Of course the digital video recorders tended to overheat when strapped to your body (as I discovered on a long assignment in the Canary Islands), could only run for 40mins, and if the burning sensation didn’t force you to scream and blow your cover then the inevitable death of the battery would often dispose of your incredibly fallible digital rushes. Oh Watchdog, Oh Rogue, I shall never forget you. But never again (?).
Leaving the BBC and going freelance was an eye opener. Spells on The Secret Tourist (no I don’t expect you to remember it), and then Jamie’s Dream School (I’m still trying to forget it) followed before finally finding a spiritual home at Renegade Pictures, where I produced Drugs Live (which will always be filed under character building).
The wonderful development team found the Jackie Green story – the world’s youngest transsexual taking on the Miss England beauty pageant. It piqued my interest and the paternal Alan Hayling suggested I enter it into the BBC’s Fresh competition for first time directors.
Jackie Green tackles the interview round of the Nottingham heat of Miss England
I spent a day with Jackie. Made a taster. Sent it in. I was invited to a day of pitching and talks – introduce yourself, pitch your story, show your taster, Q&A from the floor, wriggle in your chair as you compare yourself to all the other tasters. A lovely time had by all.
I’ll be honest- I felt I’d won one of the three commissions on offer by the end of the session, but it took a week for the BBC to come to the same conclusion.

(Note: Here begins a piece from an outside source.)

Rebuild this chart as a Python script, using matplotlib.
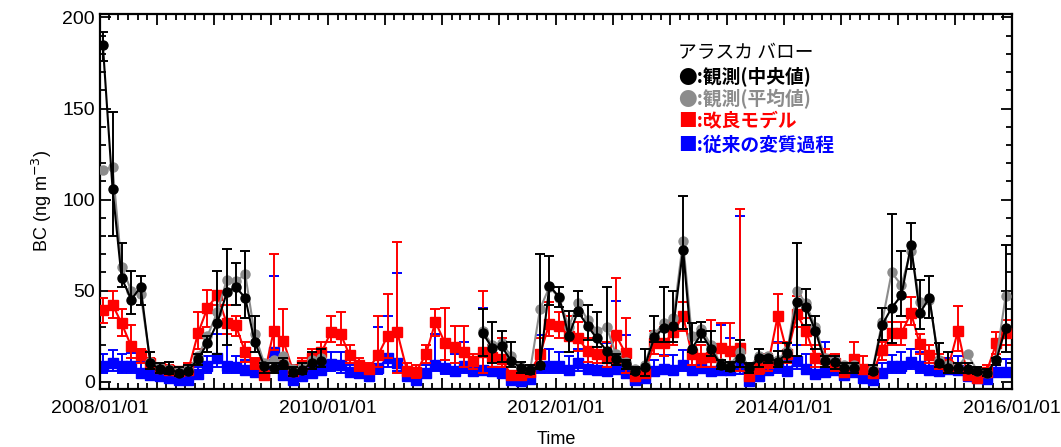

I’m happy with the result - Transsexual Teen, Beauty Queen. It’s not earth changing, Pulitzer/BAFTA/film festival fair, but merely a good story, well told. Spending a prolonged period with a family is a giddy honour that creates a sense of duty far stronger than with the contacts I had occasionally burned in my print days. Showing the result to Jackie and her mum was one of the most nerve-wracking moments of my career – far worse than my first viewing (the 2nd most nerve wracking moment of my career). I’m pleased to say they laughed and cried throughout, and, in a strange way, their approval meant more to me than the sweet congratulatory message from BBC Three controller Zai Bennett. But perhaps I’m getting soft.
On Nov 20th a bunch of old hacks from my family clan will watch the result of my endeavors. I imagine they will criticise the music (too loud), the story telling (what’s going on?), the speed of the cuts (where are we now?). They’ll remind me of the day great-grandpa Harry christened an American trooper GI Joe – and it stuck - or when he revealed Bentley’s immortal line “Let him have it.” Grandpa Lynn will remind me that he broke the Profuma Affair but was forced to drop it by Harold Wilson – only to hand it to Tom Mangold.
Of course, I’ll take it all on board, remind myself that they never produced, directed, filmed and narrated a one hour ob-doc for a youth channel.
Then I’ll fumble and tap the creased notepad and stolen pen in my coat pocket, remember the lines of my great-great-grandmother, whose name I’ve never known but whose words I’ll pass on: “Keep your eyes and ears open, write notes about everything you hear and see. What interests you and me, interests everybody.”
It’s wonderful advice.
Dan Murdoch is a journalist, director and producer. His documentary Transexual Teen, Beauty Queen airs on BBC Three on Tuesday 20 November at 9pm.